A BBC panorama documentary has published videos in which Sheikha Latifa Al Maktoum says that she is imprisoned in a villa without medical supplies.

Cormac WatsonEditor

Former Trinity Chancellor Mary Robinson has rowed back on comments she made about Sheikha Latifa Al Maktoum in 2018, saying that she was “tricked” by the royal family.

In 2018, Robinson called Latifa a “troubled young woman” after photos of the pair were released by the princess’s family as proof that she was safe.

However, the BBC has now published videos in which Latifa says that she is imprisoned in a villa without medical or legal help and with windows and doors barred shut.


In the videos – which were sent to friends on a secret phone – Latifa said that she had been tranquillised by Emirati commandos during a failed escape from Dubai, and had then been taken back to Dubai and imprisoned.

Friends are now urging the United Nations to investigate, as the princess has stopped sending messages.

Robinson has now called for an investigation into the matter, having previously condemned criticism of her 2018 visit to Dubai.

Robinson told the BBC at the time that she had visited the family at the behest of Princess Haya bint Hussein, one of the wives of the ruler of Dubai and the Prime Minister of the United Arab Emirates, to help with a “family dilemma”.

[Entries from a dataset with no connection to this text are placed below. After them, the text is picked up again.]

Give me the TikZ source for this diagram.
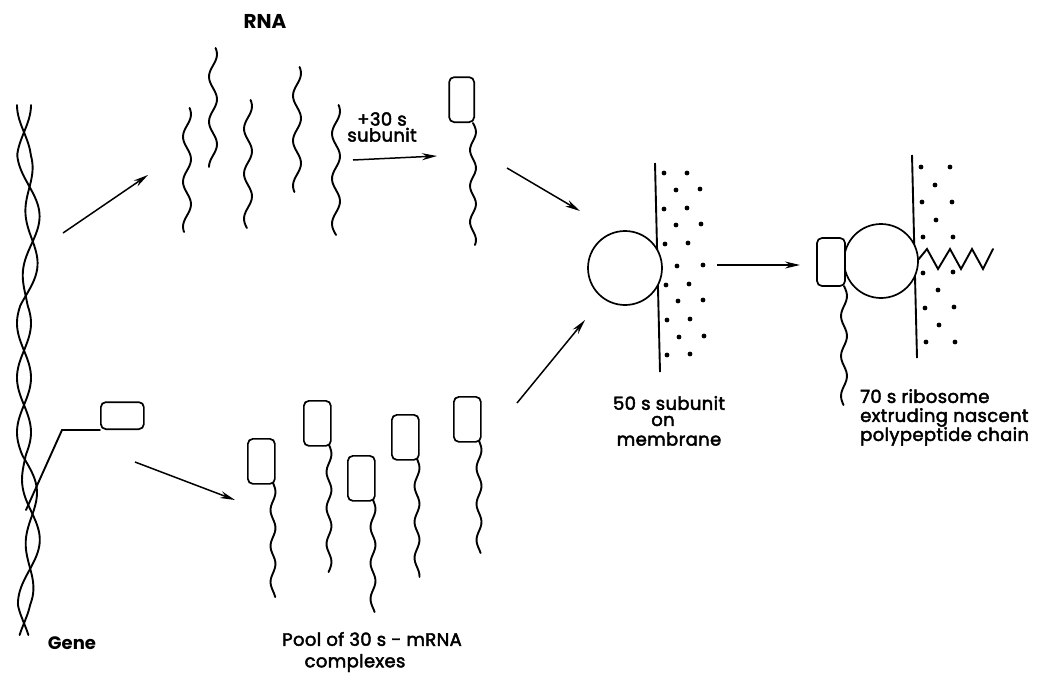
\documentclass[tikz,border=0pt]{standalone}
\usepackage{fontspec}
\setmainfont{Poppins}
\newfontfamily\labelfont{Poppins}[FakeBold=2.5, LetterSpace=2]
\usepackage{tikz}
\usetikzlibrary{arrows.meta}

\tikzset{
  strand/.style={line width=1.9pt, line cap=round},
  subunit/.style={draw, line width=1.7pt, rounded corners=5pt, inner sep=0pt, fill=white},
  mem/.style={line width=1.9pt},
  lbl/.style={font=\labelfont\fontsize{18}{20}\selectfont, inner sep=0pt},
  blbl/.style={font=\fontsize{18}{20}\selectfont\bfseries, inner sep=0pt},
}

\begin{document}
\begin{tikzpicture}[x=1pt,y=-1pt,>={Stealth[length=15pt,width=7pt]}]
\useasboundingbox (0,0) rectangle (1040,678);

% gene: two twisted strands
\foreach \s in {1,-1}
  \draw[strand] plot[domain=105:635, samples=220, smooth, variable=\t]
    ({24+9*max(0,cos(1.2*(\t-530))) + \s*7*sin(3.3*(\t-105)+90)}, \t);
\coordinate (fork) at (26,510);
\draw[strand] (fork) -- (62,430) -- (100,430);
\node[subunit, minimum width=43pt, minimum height=27pt, anchor=south west] (gbox) at (100,430) {};
\node[blbl] (gene) at (72,643) {Gene};

% free RNA
\foreach \x/\a/\b in {187/108/232, 213/48/167, 248/100/228, 297/67/192, 336/105/235}
  \draw[strand] plot[domain=\a:\b, samples=50, smooth, variable=\t] ({\x+4*sin(8*(\t-\a)+40)}, \t);
\node[blbl, font=\fontsize{20}{22}\selectfont\bfseries] (rna) at (265,21) {RNA};

% RNA picks up a 30 s subunit
\node[lbl, align=center] (plus) at (382,127) {+30 s\\[-4pt]subunit};
\node[subunit, minimum width=25pt, minimum height=45pt, anchor=south east] (c0) at (475,123) {};
\draw[strand] plot[domain=123:245, samples=40, smooth, variable=\t] ({473+3*sin(10*(\t-123))}, \t);

% pool of 30 s - mRNA complexes
\foreach \n/\x/\y/\e in {a/247/438/597, b/303/400/572, c/347/455/612, d/391/414/577, e/453/396/553}{
  \node[subunit, minimum width=27pt, minimum height=45pt, anchor=north west] (pool\n) at (\x,\y) {};
  \draw[strand] plot[domain=\y+45:\e, samples=40, smooth, variable=\t] ({\x+26+2.5*sin(10*(\t-\y-45))}, \t);
}
\node[lbl] (pool) at (372,639) {Pool of 30 s - mRNA};
\node[lbl] (poolb) at (355,663) {complexes};

% 50 s subunit sitting on the membrane
\draw[mem] (655,163) -- (660,372);
\node[draw, circle, line width=1.7pt, fill=white, minimum size=74pt] (s50) at (625,268) {};
\foreach \x/\y in {664/173,687/173,676/190,700/189,664/209,687/208,676/225,701/224,
    665/244,688/243,677/266,703/265,666/285,689/284,678/301,703/300,667/320,690/319,
    679/337,704/336,667/355,690/354}
  \fill (\x,\y) circle[radius=2.4pt];
\node[lbl] (l50) at (669,403) {50 s subunit};
\node[lbl] (on) at (663,421) {on};
\node[lbl] (mb) at (669,439) {membrane};

% 70 s ribosome with the growing chain
\draw[mem] (912,155) -- (917,358);
\node[draw, circle, line width=1.7pt, fill=white, minimum size=74pt] (s70) at (881,261) {};
\node[subunit, minimum width=28pt, minimum height=48pt] (c70) at (831,262) {};
\draw[strand] plot[domain=286:405, samples=40, smooth, variable=\t] ({844+3*sin(9*(\t-286))}, \t);
\draw[strand, line join=miter] (918,260) -- (927,249) -- (938,269) -- (950,249) -- (961,269)
  -- (972,249) -- (983,269) -- (993,249);
\foreach \x/\y in {921/167,950/167,935/185,922/202,952/202,936/220,923/237,953/237,
    923/273,953/272,938/290,925/308,954/307,939/325,926/342,955/342}
  \fill (\x,\y) circle[radius=2.4pt];
\node[lbl, align=left, anchor=north west] (l70) at (860,389)
  {70 s ribosome\\[-1pt]extruding nascent\\[-1pt]polypeptide chain};

% arrows between the stages
\coordinate (a1) at (63,233);  \coordinate (b1) at (148,175);
\coordinate (a2) at (135,462); \coordinate (b2) at (235,500);
\coordinate (a3) at (353,160); \coordinate (b3) at (437,156);
\coordinate (a4) at (507,168); \coordinate (b4) at (580,211);
\coordinate (a5) at (517,403); \coordinate (b5) at (585,320);
\coordinate (a6) at (717,265); \coordinate (b6) at (800,265);
\foreach \i in {1,...,6}
  \draw[->, line width=1.5pt] (a\i) -- (b\i);
\end{tikzpicture}
\end{document}
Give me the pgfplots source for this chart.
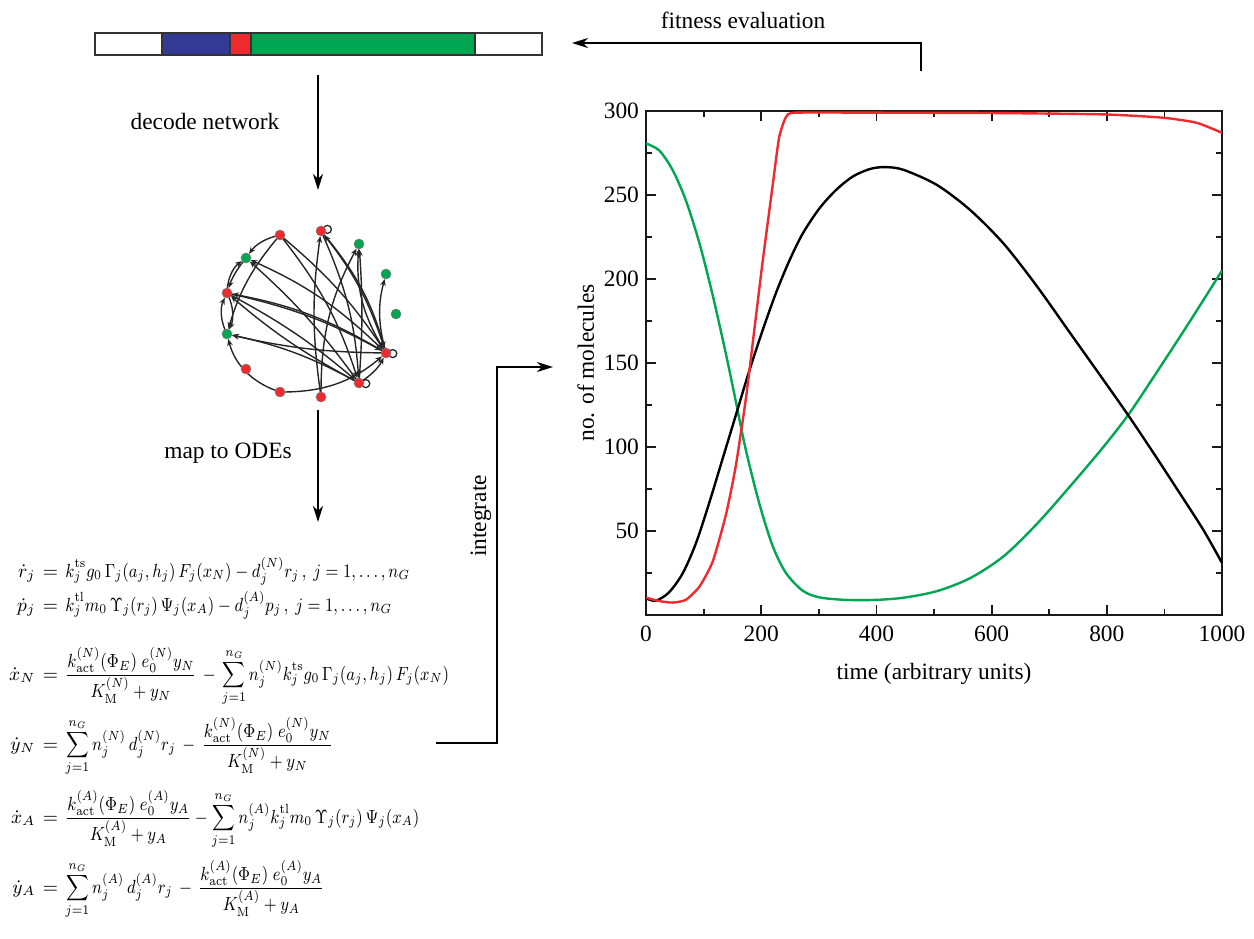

“I had lunch with her. She’s a very likeable young woman but clearly troubled, clearly needs the medical care that she is receiving”, Robinson said.

Robinson has told the BBC that she had falsely been told that Latifa had bipolar disorder, but did not talk to the princess about her situation in order to avoid increasing the “trauma” of her now-debunked disorder.

After widespread condemnation in 2018 from activists – Radha Sterling, the CEO of human rights group Detained in Dubai, said Robinson “appeared to be reciting almost verbatim from Dubai’s script” – Robinson issued a statement saying she was “dismayed” by the coverage.

Robinson said that she “undertook the visit and made an assessment, not a judgement, based on personal witness, in good faith and to the best of my ability”.

She has now told the BBC that she was “tricked when the photographs went public. That was a total surprise… I was absolutely stunned”.

Robinson declined to comment on the situation.

Robinson’s time as Chancellor of Trinity came to an end 2019, after spending 20 years in the role.

Naoise D’Arcy also contributed reporting to this piece.